Instructions to follow: Take from the listing each line that has the string "this".

Exercise input:
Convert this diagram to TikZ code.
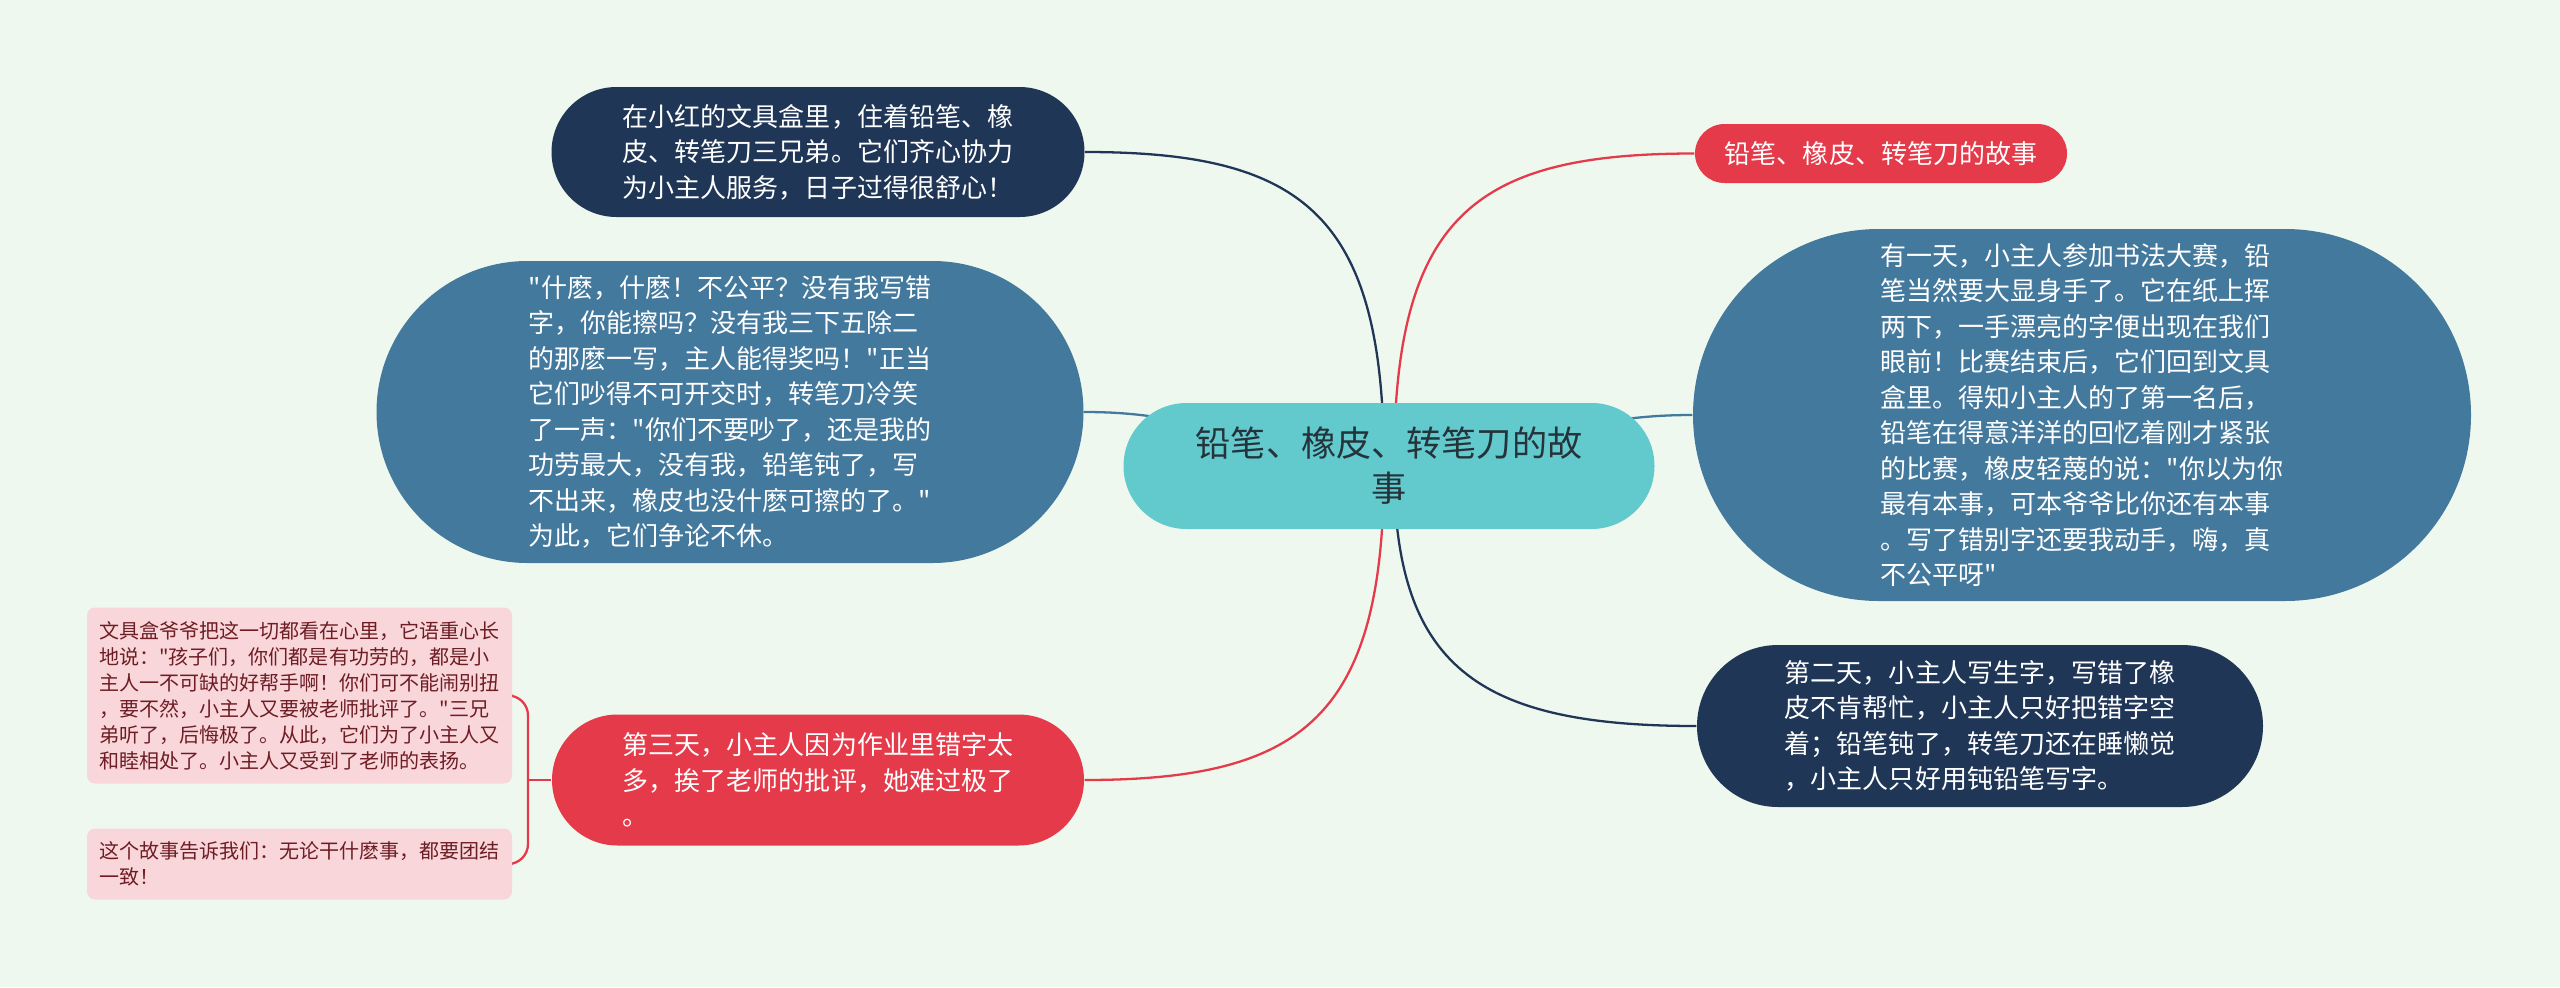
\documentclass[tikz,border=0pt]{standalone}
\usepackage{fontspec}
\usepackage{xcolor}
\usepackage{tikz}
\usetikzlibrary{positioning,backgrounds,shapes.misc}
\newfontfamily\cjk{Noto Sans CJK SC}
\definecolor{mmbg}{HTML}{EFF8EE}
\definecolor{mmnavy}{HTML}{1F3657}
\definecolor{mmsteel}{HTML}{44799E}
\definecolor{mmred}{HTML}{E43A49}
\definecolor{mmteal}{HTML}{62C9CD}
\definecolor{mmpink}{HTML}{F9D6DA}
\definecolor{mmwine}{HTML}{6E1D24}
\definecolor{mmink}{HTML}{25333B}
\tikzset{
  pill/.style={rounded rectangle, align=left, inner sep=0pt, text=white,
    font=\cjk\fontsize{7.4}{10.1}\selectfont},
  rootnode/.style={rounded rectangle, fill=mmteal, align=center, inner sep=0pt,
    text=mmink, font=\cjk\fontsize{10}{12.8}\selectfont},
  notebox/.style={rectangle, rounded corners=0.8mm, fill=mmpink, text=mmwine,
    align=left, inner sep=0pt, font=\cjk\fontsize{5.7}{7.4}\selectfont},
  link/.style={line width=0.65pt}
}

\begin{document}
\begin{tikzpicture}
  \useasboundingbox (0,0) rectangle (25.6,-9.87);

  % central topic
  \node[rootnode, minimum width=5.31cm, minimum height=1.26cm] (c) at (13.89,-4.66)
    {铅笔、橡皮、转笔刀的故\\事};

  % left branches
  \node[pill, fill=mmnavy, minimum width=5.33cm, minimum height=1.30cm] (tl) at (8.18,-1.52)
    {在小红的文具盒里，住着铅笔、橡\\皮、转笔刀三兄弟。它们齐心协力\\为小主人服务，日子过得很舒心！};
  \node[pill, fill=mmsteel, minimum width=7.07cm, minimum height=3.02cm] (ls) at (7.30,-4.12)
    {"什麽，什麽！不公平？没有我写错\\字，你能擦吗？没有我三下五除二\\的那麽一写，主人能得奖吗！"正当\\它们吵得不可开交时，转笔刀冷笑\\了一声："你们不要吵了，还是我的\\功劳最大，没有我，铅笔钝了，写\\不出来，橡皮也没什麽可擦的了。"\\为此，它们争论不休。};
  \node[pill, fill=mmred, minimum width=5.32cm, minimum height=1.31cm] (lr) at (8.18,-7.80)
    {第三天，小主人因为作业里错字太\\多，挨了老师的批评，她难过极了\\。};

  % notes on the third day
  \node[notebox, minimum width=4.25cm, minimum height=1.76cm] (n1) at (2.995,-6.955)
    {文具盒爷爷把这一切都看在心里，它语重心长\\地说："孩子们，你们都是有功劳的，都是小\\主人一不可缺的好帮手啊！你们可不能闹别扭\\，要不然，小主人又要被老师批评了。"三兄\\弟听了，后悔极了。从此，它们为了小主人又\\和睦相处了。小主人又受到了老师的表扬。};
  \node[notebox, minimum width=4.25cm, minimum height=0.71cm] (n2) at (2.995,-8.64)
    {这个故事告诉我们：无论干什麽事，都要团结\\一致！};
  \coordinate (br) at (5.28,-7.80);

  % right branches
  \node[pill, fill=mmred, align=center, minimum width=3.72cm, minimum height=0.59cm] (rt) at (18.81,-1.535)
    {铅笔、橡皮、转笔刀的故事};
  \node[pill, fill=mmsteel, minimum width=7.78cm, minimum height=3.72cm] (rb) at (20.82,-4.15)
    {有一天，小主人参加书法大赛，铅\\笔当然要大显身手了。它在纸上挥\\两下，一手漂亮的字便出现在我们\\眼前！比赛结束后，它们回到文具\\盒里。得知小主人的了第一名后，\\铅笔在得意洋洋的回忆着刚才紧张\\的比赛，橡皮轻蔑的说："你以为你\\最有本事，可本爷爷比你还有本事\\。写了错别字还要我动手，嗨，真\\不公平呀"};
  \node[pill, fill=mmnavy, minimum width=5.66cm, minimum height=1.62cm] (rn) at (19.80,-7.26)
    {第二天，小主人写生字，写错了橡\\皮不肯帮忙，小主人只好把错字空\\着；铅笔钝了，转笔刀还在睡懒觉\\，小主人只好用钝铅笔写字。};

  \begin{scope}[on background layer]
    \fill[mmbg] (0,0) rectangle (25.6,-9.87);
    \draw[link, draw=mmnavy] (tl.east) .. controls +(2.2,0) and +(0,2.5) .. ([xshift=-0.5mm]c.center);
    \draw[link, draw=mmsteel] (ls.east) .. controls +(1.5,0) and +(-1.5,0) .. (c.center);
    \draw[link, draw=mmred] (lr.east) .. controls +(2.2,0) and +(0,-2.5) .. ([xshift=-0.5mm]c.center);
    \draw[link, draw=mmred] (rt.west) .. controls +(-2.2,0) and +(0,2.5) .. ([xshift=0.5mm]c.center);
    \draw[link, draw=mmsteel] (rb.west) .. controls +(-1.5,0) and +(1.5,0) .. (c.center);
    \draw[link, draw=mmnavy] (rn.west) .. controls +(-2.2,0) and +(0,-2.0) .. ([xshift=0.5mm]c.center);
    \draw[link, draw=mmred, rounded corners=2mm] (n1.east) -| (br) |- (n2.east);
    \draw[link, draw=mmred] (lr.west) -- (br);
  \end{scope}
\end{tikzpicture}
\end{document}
...
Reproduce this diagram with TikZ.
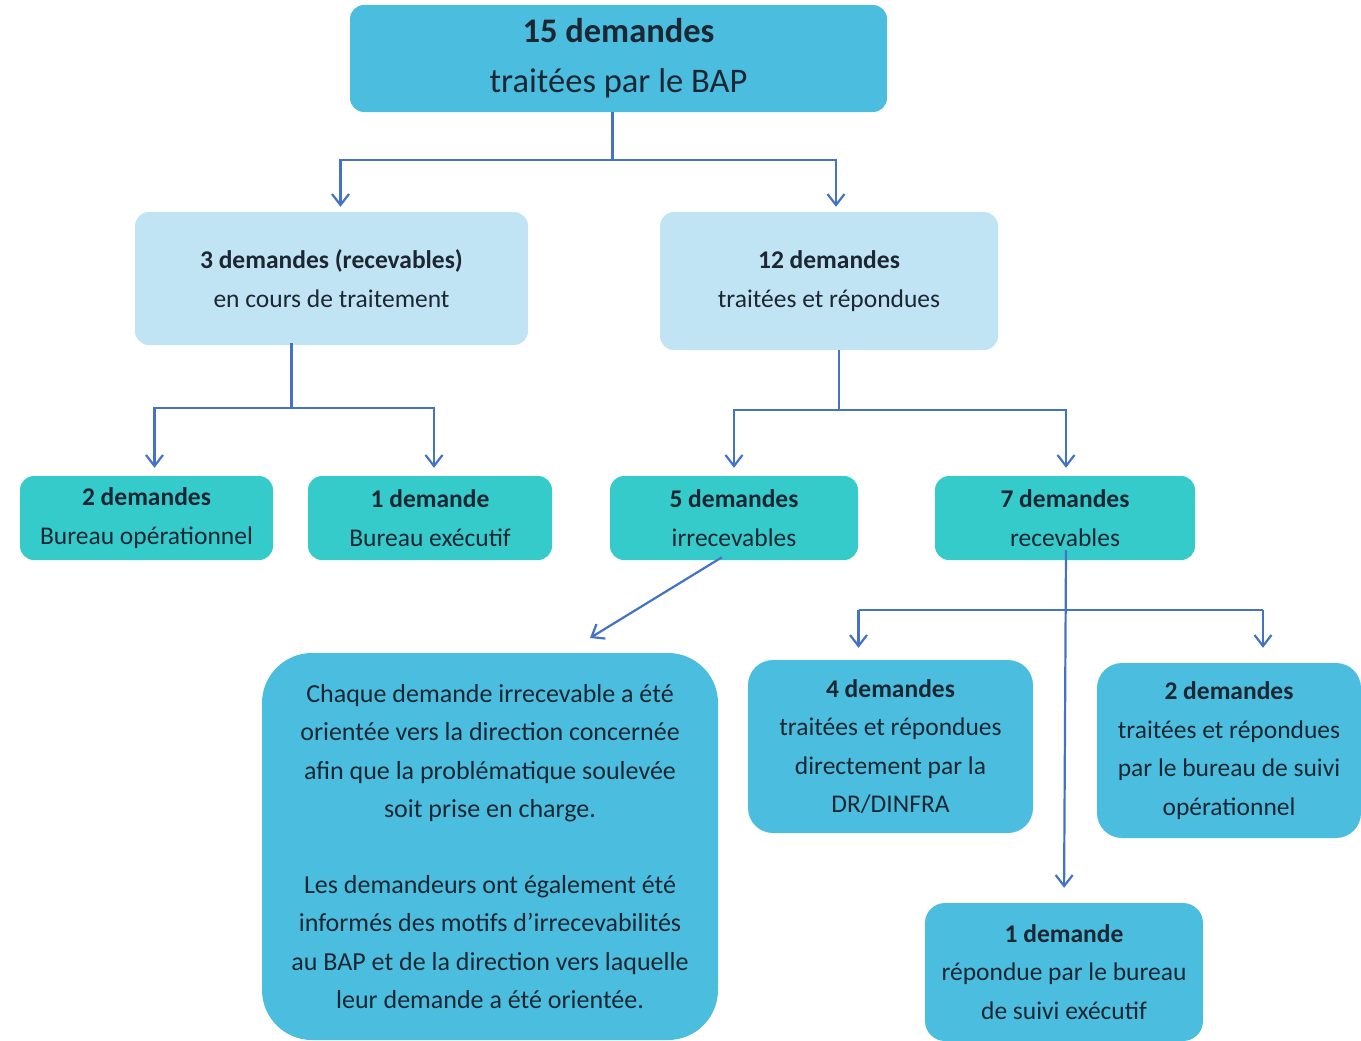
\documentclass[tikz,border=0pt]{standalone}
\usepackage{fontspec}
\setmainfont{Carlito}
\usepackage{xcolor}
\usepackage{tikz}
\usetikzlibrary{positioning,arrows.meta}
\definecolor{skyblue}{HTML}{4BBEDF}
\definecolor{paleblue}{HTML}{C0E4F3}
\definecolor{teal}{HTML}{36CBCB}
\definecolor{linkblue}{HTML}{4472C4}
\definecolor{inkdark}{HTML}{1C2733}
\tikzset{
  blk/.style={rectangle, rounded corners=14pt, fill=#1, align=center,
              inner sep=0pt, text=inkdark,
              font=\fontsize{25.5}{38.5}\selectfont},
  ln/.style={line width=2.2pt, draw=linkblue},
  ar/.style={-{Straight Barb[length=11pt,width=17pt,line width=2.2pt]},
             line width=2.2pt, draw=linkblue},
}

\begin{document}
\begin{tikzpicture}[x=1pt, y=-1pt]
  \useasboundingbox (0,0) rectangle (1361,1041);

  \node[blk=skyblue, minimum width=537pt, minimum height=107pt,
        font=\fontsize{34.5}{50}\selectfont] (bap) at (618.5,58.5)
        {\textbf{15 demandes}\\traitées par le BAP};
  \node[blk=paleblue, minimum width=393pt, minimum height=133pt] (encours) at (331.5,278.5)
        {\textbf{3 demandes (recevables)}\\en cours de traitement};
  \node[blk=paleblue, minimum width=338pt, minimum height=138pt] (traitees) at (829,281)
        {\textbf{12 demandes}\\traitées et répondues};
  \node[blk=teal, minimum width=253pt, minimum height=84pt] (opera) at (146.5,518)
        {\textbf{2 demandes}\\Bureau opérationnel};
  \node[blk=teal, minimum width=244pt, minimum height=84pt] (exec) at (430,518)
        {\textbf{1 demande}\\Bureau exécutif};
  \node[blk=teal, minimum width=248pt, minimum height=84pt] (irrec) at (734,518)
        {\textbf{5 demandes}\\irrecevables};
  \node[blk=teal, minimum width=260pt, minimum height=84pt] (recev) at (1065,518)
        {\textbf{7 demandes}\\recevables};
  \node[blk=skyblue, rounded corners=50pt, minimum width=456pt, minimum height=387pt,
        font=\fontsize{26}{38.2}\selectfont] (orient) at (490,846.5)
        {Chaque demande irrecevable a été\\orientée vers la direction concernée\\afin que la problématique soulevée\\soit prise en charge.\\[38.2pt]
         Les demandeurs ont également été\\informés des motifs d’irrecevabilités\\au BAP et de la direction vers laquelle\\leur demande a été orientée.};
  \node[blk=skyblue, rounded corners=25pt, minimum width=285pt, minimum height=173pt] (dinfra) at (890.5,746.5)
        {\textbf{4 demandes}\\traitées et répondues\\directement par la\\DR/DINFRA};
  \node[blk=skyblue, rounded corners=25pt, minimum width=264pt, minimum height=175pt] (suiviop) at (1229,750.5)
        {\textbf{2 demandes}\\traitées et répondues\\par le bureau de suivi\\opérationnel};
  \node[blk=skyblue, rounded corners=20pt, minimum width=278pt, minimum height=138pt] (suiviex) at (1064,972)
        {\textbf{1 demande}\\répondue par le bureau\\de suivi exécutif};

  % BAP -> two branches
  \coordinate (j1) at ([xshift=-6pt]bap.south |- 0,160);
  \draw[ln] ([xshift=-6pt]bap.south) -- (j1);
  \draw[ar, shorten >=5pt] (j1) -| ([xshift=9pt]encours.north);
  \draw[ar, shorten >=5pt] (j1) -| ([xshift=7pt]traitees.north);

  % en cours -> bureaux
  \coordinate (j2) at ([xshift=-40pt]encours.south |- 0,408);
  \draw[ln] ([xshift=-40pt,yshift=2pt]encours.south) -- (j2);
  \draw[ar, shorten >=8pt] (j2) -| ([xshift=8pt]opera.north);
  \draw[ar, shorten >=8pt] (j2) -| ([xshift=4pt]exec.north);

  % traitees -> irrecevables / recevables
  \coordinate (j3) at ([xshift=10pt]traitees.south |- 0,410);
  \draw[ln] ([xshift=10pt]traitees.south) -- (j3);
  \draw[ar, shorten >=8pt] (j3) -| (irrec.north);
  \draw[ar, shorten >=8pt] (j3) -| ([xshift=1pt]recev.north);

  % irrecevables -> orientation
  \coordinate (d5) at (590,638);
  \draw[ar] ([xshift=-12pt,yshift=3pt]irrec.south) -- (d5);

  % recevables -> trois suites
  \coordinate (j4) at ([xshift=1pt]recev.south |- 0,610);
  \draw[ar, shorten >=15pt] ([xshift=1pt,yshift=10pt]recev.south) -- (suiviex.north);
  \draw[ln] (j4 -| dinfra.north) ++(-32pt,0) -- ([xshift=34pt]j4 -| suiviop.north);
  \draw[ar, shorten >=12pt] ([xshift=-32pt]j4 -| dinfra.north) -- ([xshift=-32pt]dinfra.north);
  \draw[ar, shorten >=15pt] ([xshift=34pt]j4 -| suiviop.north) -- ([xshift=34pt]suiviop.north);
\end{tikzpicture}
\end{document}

Complete answer:
Convert this diagram to TikZ code.
Reproduce this diagram with TikZ.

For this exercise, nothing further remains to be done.